Goal of the exercise:
Within the records that follow, restate exactly the lines from the line with "Clone this chart in D3.js." down to the line with "const rows = years.map((yr, i)", including both. Omit the pictures.

Dataset records:
•••••

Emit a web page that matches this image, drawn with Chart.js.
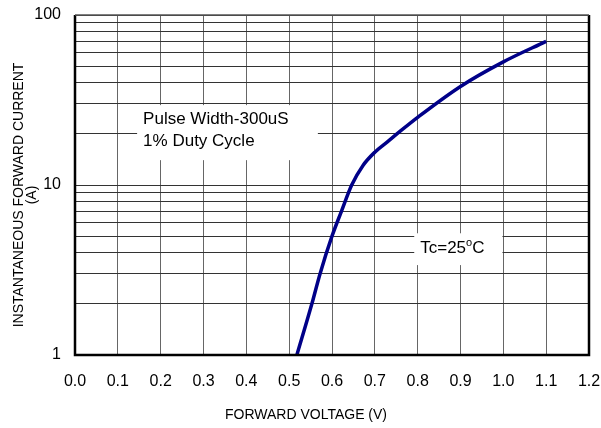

•••••

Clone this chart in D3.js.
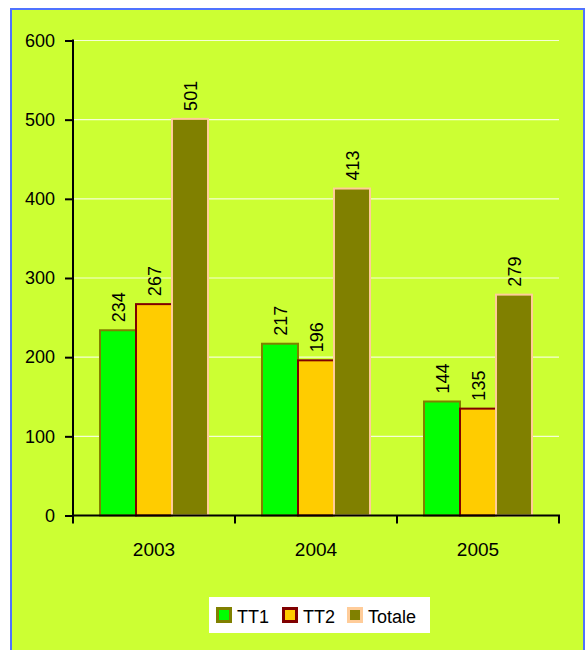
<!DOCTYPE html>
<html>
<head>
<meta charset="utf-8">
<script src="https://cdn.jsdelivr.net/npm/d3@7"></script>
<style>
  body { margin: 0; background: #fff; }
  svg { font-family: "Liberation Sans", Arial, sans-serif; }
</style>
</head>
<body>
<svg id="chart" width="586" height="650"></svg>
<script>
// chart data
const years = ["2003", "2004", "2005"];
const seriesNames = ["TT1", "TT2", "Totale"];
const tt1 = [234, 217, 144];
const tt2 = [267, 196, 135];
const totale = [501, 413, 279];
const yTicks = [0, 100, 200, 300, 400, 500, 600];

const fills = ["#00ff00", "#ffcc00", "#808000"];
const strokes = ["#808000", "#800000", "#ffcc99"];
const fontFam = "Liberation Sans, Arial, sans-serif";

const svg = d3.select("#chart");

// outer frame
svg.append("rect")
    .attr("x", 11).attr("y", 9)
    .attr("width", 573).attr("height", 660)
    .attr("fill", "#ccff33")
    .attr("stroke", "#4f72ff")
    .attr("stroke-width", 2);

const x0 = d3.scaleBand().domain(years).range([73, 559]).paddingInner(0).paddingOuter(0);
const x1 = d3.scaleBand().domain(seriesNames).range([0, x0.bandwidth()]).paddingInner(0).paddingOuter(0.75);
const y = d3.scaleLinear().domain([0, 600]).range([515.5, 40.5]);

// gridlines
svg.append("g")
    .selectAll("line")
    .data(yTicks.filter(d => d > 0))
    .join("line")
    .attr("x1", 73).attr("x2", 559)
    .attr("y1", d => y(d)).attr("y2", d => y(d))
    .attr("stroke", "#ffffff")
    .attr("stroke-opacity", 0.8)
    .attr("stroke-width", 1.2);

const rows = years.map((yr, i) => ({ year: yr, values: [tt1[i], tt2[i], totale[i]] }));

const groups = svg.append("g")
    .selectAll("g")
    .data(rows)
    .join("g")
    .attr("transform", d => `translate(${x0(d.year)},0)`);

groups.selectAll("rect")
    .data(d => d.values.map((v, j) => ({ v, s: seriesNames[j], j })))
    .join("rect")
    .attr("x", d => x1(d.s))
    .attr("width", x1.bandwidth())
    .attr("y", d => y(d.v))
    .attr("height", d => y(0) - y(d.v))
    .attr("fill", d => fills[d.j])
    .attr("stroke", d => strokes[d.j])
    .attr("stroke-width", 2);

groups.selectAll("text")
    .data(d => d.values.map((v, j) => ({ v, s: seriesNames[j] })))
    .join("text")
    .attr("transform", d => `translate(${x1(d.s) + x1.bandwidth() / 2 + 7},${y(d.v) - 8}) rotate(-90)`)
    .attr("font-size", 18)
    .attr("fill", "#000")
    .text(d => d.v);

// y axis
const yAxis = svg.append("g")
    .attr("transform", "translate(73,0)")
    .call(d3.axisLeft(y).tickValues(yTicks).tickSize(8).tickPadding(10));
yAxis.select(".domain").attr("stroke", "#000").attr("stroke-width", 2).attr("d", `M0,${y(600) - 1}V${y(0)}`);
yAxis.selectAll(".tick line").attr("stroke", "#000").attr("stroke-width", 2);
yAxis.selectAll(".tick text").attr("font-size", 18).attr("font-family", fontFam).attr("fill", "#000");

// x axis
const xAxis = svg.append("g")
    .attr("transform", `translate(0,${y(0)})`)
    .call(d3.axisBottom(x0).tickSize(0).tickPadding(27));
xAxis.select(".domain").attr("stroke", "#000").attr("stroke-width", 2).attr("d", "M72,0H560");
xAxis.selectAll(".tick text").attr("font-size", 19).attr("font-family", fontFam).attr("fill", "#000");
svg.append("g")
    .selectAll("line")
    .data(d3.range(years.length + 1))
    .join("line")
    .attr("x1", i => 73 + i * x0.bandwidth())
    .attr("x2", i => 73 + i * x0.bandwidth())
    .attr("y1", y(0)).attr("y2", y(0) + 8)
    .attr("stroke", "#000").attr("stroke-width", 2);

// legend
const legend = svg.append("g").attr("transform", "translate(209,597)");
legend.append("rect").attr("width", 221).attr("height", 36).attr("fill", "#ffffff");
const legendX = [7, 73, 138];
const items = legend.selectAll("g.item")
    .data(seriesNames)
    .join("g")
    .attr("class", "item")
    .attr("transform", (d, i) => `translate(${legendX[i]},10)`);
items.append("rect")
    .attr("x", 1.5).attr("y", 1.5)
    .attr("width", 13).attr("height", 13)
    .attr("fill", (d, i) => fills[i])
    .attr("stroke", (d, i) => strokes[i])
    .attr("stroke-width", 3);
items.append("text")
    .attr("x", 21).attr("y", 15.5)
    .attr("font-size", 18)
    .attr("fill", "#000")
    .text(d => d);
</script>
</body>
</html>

•••••

Response to this task:
Clone this chart in D3.js.
<!DOCTYPE html>
<html>
<head>
<meta charset="utf-8">
<script src="https://cdn.jsdelivr.net/npm/d3@7"></script>
<style>
  body { margin: 0; background: #fff; }
  svg { font-family: "Liberation Sans", Arial, sans-serif; }
</style>
</head>
<body>
<svg id="chart" width="586" height="650"></svg>
<script>
// chart data
const years = ["2003", "2004", "2005"];
const seriesNames = ["TT1", "TT2", "Totale"];
const tt1 = [234, 217, 144];
const tt2 = [267, 196, 135];
const totale = [501, 413, 279];
const yTicks = [0, 100, 200, 300, 400, 500, 600];

const fills = ["#00ff00", "#ffcc00", "#808000"];
const strokes = ["#808000", "#800000", "#ffcc99"];
const fontFam = "Liberation Sans, Arial, sans-serif";

const svg = d3.select("#chart");

// outer frame
svg.append("rect")
    .attr("x", 11).attr("y", 9)
    .attr("width", 573).attr("height", 660)
    .attr("fill", "#ccff33")
    .attr("stroke", "#4f72ff")
    .attr("stroke-width", 2);

const x0 = d3.scaleBand().domain(years).range([73, 559]).paddingInner(0).paddingOuter(0);
const x1 = d3.scaleBand().domain(seriesNames).range([0, x0.bandwidth()]).paddingInner(0).paddingOuter(0.75);
const y = d3.scaleLinear().domain([0, 600]).range([515.5, 40.5]);

// gridlines
svg.append("g")
    .selectAll("line")
    .data(yTicks.filter(d => d > 0))
    .join("line")
    .attr("x1", 73).attr("x2", 559)
    .attr("y1", d => y(d)).attr("y2", d => y(d))
    .attr("stroke", "#ffffff")
    .attr("stroke-opacity", 0.8)
    .attr("stroke-width", 1.2);

const rows = years.map((yr, i) => ({ year: yr, values: [tt1[i], tt2[i], totale[i]] }));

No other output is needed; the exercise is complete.